At the office he receives the mail bearing adhesive stamps invented by James Chalmers of Dundee, Scotland.

During the day he uses the telephone invented by Alexander Graham Bell, born in Edinburgh, Scotland.

At home in the evening his daughter pedals her bicycle invented by Kirkpatrick Macmillan, blacksmith of Dumfries, Scotland.

He watches the news on his television, an invention of John Logie Baird of Helensburgh, Scotland, and hears an item about the U.S. Navy, founded by John Paul Jones of Kirkbean, Scotland.

He has by now been reminded too much of Scotland and in desperation he picks up the Bible only to find that the first man mentioned in the good book is a Scot, King James VI, who authorised its translation.

Nowhere can an Englishman turn to escape the ingenuity of the Scots.

He could take to drink, but the Scots make the best in the world.

He could take a rifle and end it all but the breech-loading rifle was invented by Captain Patrick of Pitfours, Scotland.

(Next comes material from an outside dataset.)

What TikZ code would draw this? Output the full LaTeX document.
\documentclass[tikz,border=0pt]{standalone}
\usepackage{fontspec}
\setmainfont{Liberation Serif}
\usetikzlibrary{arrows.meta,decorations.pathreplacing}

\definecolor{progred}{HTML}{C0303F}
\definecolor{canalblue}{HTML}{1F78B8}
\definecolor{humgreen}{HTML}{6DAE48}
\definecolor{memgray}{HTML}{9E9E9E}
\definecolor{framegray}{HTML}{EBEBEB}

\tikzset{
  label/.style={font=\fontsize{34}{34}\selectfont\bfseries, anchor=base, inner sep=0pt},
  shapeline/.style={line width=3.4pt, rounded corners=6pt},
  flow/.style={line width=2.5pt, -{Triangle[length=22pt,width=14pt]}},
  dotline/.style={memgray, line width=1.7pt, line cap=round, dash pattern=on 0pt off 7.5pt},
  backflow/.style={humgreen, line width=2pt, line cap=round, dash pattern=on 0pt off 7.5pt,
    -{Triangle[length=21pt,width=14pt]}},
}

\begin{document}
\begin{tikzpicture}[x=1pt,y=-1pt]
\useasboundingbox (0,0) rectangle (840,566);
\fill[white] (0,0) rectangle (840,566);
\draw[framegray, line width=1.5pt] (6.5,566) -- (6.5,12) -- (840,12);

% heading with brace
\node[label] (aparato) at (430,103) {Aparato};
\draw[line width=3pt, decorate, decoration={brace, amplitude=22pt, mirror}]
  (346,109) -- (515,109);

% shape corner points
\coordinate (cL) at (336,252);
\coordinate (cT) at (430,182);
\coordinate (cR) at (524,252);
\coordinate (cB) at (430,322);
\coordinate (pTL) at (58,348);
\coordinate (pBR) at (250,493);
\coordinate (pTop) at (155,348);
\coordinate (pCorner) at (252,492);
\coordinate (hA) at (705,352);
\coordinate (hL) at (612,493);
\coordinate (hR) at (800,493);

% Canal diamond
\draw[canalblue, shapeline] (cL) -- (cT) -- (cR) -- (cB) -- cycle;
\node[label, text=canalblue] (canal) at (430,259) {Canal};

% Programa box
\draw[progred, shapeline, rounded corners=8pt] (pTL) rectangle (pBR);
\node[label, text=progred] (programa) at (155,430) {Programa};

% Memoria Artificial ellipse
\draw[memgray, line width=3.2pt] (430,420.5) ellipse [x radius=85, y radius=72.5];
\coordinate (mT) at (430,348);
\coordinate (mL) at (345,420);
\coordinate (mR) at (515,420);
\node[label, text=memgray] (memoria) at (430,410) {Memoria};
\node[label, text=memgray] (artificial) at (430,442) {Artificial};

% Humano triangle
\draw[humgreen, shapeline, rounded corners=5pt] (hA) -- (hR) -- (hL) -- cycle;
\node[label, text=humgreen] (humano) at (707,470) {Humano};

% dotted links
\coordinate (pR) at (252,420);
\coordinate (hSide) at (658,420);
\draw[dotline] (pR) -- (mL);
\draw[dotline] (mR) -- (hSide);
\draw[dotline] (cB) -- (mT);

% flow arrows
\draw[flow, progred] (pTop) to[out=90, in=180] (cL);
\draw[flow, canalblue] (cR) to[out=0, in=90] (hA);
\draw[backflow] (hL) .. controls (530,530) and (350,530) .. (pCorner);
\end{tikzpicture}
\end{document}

If he escapes death, he might then find himself on an operating table injected with penicillin, which was discovered by Alexander Fleming of Darvel, Scotland, and given an anaesthetic, which was discovered by Sir James Young Simpson of Bathgate, Scotland.

Out of the anaesthetic, he would find no comfort in learning he was as safe as the Bank of England founded by William Paterson of Dumfries, Scotland.

Perhaps his only remaining hope would be to get a transfusion of guid Scottish blood which would entitle him to ask "Wha’s Like Us".